The VA has removed state Rep. James Smith’s firm, the Congaree Group, from its list of approved veteran-owned businesses.
Smith, a Columbia lawyer, is running against Republican Gov. Henry McMaster in the Nov. 6 general election.
The VA said it made an unannounced visit to the Congaree Group on May 17. It was not clear Monday why that visit was triggered.
Smith’s company has received lucrative government contracts since 2010, mostly from the VA, to provide valet services for veterans who are treated at Veterans Administration hospitals. Smith’s status as a service-disabled veteran allowed him access to the federal contracts, reserved specifically for veteran-owned small businesses.
Smith started the business after his year-long combat deployment to Afghanistan in 2007 as an infantry officer, where he was Injured by an improvised explosive device while on deployment.
The Columbia attorney has made his combat service a focal point of his campaign.
The VA requested business documents from the Congaree Group to review, which it said the firm failed to provide. Subsequently, the business was removed from the VA’s vendor information database on July 11 because it “could not determine compliance” with its veteran-owned contracting business program.

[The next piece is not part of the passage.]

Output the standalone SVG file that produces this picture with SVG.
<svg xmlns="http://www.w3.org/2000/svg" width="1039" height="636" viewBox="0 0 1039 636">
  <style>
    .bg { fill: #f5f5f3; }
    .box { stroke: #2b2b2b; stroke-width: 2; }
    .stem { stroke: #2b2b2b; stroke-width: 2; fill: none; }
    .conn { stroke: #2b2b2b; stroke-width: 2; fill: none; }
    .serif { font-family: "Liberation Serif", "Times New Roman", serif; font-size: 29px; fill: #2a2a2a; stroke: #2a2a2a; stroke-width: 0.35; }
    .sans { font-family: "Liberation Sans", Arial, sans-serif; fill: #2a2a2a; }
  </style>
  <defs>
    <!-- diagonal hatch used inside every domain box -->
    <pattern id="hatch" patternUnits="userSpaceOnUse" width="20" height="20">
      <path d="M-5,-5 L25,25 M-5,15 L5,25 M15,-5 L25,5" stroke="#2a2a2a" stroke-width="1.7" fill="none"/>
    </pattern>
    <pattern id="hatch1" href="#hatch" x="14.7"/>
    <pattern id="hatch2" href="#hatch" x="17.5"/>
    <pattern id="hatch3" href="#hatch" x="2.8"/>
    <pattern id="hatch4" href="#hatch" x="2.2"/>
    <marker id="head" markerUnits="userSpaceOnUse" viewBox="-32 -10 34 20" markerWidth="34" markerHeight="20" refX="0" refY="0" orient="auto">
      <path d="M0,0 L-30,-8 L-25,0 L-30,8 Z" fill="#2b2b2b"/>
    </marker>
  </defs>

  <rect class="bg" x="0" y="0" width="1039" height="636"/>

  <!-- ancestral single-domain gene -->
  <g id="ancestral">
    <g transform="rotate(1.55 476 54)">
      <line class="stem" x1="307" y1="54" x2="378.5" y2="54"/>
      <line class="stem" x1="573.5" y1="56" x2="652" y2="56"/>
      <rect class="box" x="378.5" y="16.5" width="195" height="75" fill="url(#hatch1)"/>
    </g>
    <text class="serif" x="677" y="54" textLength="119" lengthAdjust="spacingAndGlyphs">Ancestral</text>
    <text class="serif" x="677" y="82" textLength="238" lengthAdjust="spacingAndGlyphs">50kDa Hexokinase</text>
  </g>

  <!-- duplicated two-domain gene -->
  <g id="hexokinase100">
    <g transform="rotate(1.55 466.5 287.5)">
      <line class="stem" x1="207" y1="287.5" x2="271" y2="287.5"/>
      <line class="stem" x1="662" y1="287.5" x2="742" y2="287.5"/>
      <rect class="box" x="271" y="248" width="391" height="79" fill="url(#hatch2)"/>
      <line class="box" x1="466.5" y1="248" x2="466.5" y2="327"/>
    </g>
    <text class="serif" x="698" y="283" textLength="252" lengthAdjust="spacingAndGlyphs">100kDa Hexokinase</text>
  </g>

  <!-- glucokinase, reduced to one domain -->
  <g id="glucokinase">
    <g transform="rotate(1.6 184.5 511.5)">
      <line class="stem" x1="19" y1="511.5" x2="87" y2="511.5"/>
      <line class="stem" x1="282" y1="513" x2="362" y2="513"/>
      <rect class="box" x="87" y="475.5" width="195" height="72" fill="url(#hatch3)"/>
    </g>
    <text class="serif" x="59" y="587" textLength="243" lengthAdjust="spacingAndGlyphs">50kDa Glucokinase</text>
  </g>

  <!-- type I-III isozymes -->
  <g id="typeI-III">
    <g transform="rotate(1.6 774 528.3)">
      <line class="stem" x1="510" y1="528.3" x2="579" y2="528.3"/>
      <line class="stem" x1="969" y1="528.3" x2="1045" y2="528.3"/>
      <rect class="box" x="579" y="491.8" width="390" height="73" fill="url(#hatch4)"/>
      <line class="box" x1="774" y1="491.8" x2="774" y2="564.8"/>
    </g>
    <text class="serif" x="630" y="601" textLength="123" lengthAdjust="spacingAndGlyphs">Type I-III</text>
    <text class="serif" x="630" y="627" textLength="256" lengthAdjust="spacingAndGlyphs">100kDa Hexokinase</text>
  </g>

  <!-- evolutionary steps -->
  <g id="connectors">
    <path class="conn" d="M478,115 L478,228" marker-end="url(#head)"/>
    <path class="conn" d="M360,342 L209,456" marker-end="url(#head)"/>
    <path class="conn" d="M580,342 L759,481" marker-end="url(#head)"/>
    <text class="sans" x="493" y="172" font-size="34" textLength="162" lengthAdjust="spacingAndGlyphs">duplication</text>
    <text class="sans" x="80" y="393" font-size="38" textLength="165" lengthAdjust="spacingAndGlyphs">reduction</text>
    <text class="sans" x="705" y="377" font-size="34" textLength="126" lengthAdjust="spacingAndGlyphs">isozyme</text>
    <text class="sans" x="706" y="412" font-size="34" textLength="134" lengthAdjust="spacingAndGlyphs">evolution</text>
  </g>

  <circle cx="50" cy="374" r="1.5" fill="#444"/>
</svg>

Smith said Monday he did not have time to produce the documents requested by VA inspectors while running for governor. He said he has plans to wind down the business, closing it, if he is elected governor.
“I simply let it go and was not going to pursue the certification,” Smith said.

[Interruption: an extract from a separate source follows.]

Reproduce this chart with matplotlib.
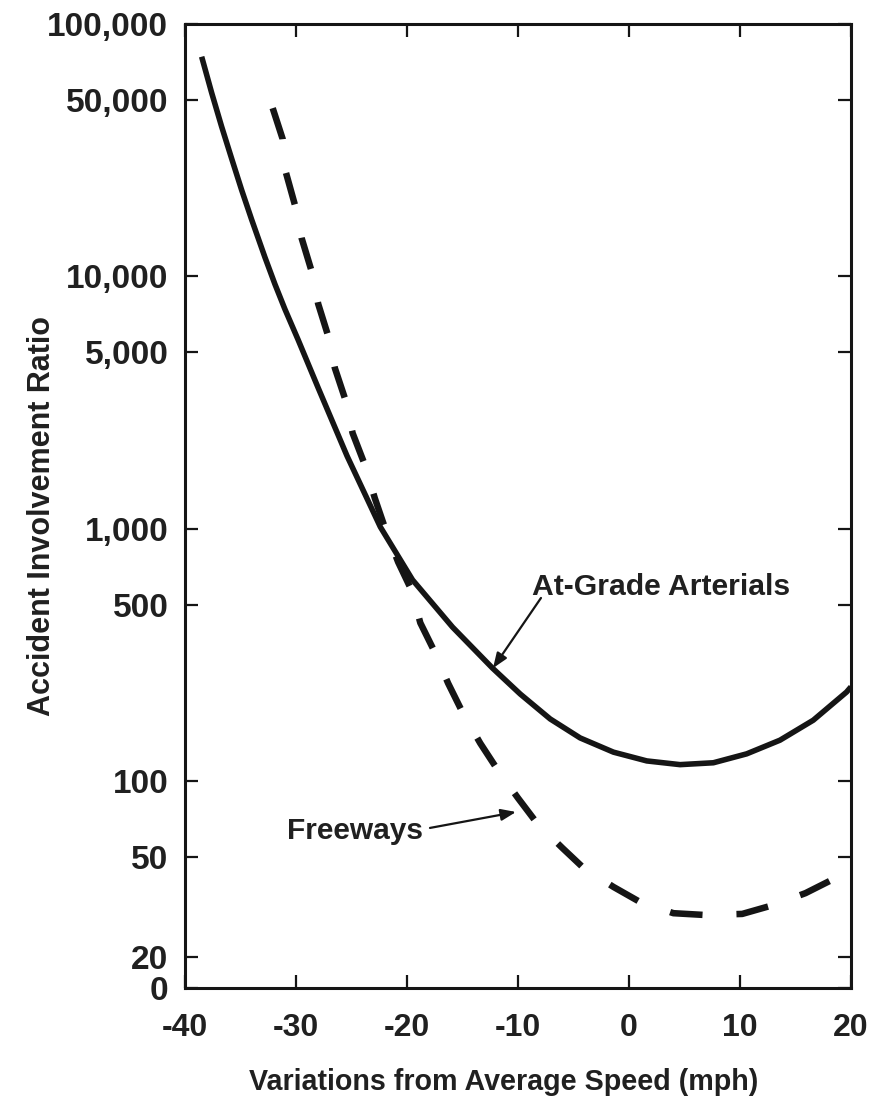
import numpy as np
import matplotlib
matplotlib.use("Agg")
import matplotlib.pyplot as plt
from matplotlib.ticker import FixedLocator, FixedFormatter, NullLocator

plt.rcParams['font.family'] = ['Liberation Sans', 'DejaVu Sans']
plt.rcParams['font.weight'] = 'bold'

# speed variation (mph) vs accident involvement ratio
arterial_x = [-38.5, -37.6, -36.7, -35.8, -34.9, -34.0, -32.8, -31.9, -31.0, -29.8,
              -28.0, -25.4, -22.4, -19.5, -15.9, -12.3, -9.8, -7.1, -4.4, -1.4,
              1.6, 4.6, 7.6, 10.6, 13.6, 16.6, 19.6, 20.0]
arterial_y = [74200, 53400, 39200, 29300, 22000, 16800, 11900, 9310, 7410, 5590,
              3610, 1940, 1015, 626, 407, 280, 221, 176, 148, 130,
              120, 116, 118, 128, 145, 174, 225, 236]

freeway_x = [-32.1, -31.2, -30.9, -30.1, -29.5, -28.6, -28.0, -27.1, -26.5, -25.6,
             -24.9, -23.8, -22.9, -22.0, -20.8, -19.6, -18.8, -17.5, -16.3, -15.0,
             -13.4, -11.8, -10.0, -8.3, -6.0, -4.1, -1.4, 1.0, 4.0, 6.9,
             10.2, 13.0, 15.9, 18.6]
freeway_y = [46400, 35000, 25700, 19200, 14200, 10500, 7770, 5800, 4330, 3290,
             2390, 1790, 1320, 1010, 737, 571, 423, 324, 244, 187,
             141, 110, 85.5, 68.1, 54.2, 45.2, 38.0, 33.1, 29.9, 29.4,
             29.7, 32.2, 35.9, 41.2]

x_ticks = [-40, -30, -20, -10, 0, 10, 20]
x_labels = ['-40', '-30', '-20', '-10', '0', '10', '20']
y_bottom = 10 ** (5 - 964 / 252.3)
y_ticks = [y_bottom, 20, 50, 100, 500, 1000, 5000, 10000, 50000, 100000]
y_labels = ['0', '20', '50', '100', '500', '1,000', '5,000', '10,000', '50,000', '100,000']

ink = '#151515'
txt = '#202020'

fig = plt.figure(figsize=(8.69, 11.02), dpi=100)
ax = fig.add_axes([185 / 869, 1 - 988 / 1102, 666 / 869, 964 / 1102])

ax.plot(arterial_x, arterial_y, color=ink, lw=4.0, solid_capstyle='butt',
        solid_joinstyle='round')
ax.plot(freeway_x, freeway_y, color=ink, lw=4.7, linestyle=(0, (5.0, 5.2)),
        dash_capstyle='butt')

ax.set_yscale('log')
ax.set_xlim(-40, 20)
ax.set_ylim(y_bottom, 100000)

ax.xaxis.set_major_locator(FixedLocator(x_ticks))
ax.xaxis.set_major_formatter(FixedFormatter(x_labels))
ax.yaxis.set_major_locator(FixedLocator(y_ticks))
ax.yaxis.set_major_formatter(FixedFormatter(y_labels))
ax.yaxis.set_minor_locator(NullLocator())

ax.tick_params(which='major', direction='in', length=9.5, width=1.6, color=ink,
               top=True, right=True, labelcolor=txt)
ax.tick_params(axis='x', pad=18, labelsize=23)
ax.tick_params(axis='y', pad=12, labelsize=24)
for s in ax.spines.values():
    s.set_linewidth(2.2)
    s.set_color(ink)

# annotations with arrows
arrow = dict(arrowstyle='-|>,head_length=0.9,head_width=0.35',
             color=ink, lw=1.6, shrinkA=0, shrinkB=0)
ax.text(-8.74, 546, 'At-Grade Arterials', fontsize=21.7, color=txt,
        ha='left', va='baseline')
ax.annotate('', xy=(-12.25, 280), xytext=(-7.93, 531), arrowprops=arrow)
ax.text(-30.81, 58.8, 'Freeways', fontsize=21.5, color=txt,
        ha='left', va='baseline')
ax.annotate('', xy=(-10.18, 75.3), xytext=(-17.93, 65.1), arrowprops=arrow)

fig.text(503.5 / 869, 1 - 1090 / 1102, 'Variations from Average Speed (mph)',
         fontsize=20.6, color=txt, ha='center', va='baseline')
fig.text(50 / 869, 1 - 516 / 1102, 'Accident Involvement Ratio', fontsize=22,
         color=txt, rotation=90, rotation_mode='anchor',
         ha='center', va='baseline')

fig.savefig('out.png', dpi=100)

The Congaree Group has four current agreements with the VA to provide valet services that Smith said will be unaffected by the ban.
“I can’t pursue any new contracts and don’t have any intention of doing that anyway,” Smith said.
The Daily Caller first reported the Congaree Group being banned by the VA.
Smith’s company briefly lost its special status previously with the VA because it missed a deadline to provide the federal agency with several documents during a review, Smith has said. The company’s status was restored after Smith appealed and provided the documents, and the VA has affirmed its special status twice since then.
In 2013, a complaint alleged Smith used his status as a disabled veteran to obtain contracts and then passed the actual work off to non-veteran-owned companies. Smith vehemently denied that allegation.
In 2014, the VA denied a protest filed by a veteran-owned Pennsylvania-based valet company that argued Smith improperly used his disability status to win a contract.
The Congaree Group provides a valet service for veterans who go to Veterans Administration hospitals. The valets greet the veterans, park their cars for them and help them with other services once inside the hospital.
“A normal business desiring to leave the program, or to get out of the federal contracting business, that’s one thing, but the timing of it being on the heels of the VA asking to review the company raises questions,” said Scott Amey, general counsel for the Project On Government Oversight, a nonpartisan independent watchdog.